My first coding experience

Jessica Rose (@jesslynnrose) asked:

My first coding experience was on our family’s TI-99/4A (I think. It was a long time ago).

TI-99/4A

I was likely 7 or 8, and my dad had shown me how to write some simple GOTO programs. It was neat to see them operate, but they didn’t do anything useful. So one of us decided to find a more interesting program in a book we’d gotten with the TI.

I still remember laboriously typing the program in, letter by letter. I distinctly remember two feelings: frustration at how long this was taking, and excitement when I finally finished it. I executed the code and watched it go!

The program was called something like “Caterpillar”. There were no images in the book, just a simple description. As the program ran, I watched a series of large blocks scrunch in-and-out making its way from right-to-left on my screen. When it reached the edge of the window, it continued on and reappeared on the right-side of the screen, running in a loop.

And that was it.

I had spent a child’s-eternity entering all of this info, just to get that?! I didn’t try again.

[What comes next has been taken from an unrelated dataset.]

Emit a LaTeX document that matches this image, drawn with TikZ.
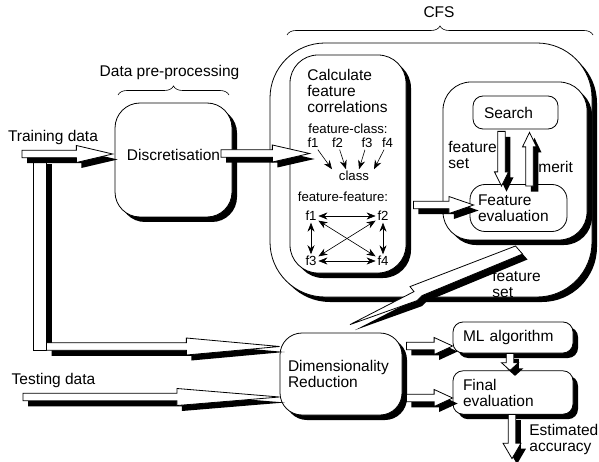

I see now I could have used some mentoring. My dad is not a programmer, and I had no contact with anyone who was. In sixth grade a teacher ran a computer camp for a week during the summer, and by day two I had exhausted his material.

That old TI wasn’t useless though – it played games! The best one was Tunnels of Doom.

Tunnels of Doom (with Cassette)

I remember I played the game so often, my dad got tired of setting it up for me and showed me how to do it myself. I then spent the next indeterminate time period fighting with the hardware to get that game up and running. The game required a cassette to load, and it would fail randomly. Some days I spent more time loading the game than I did playing it.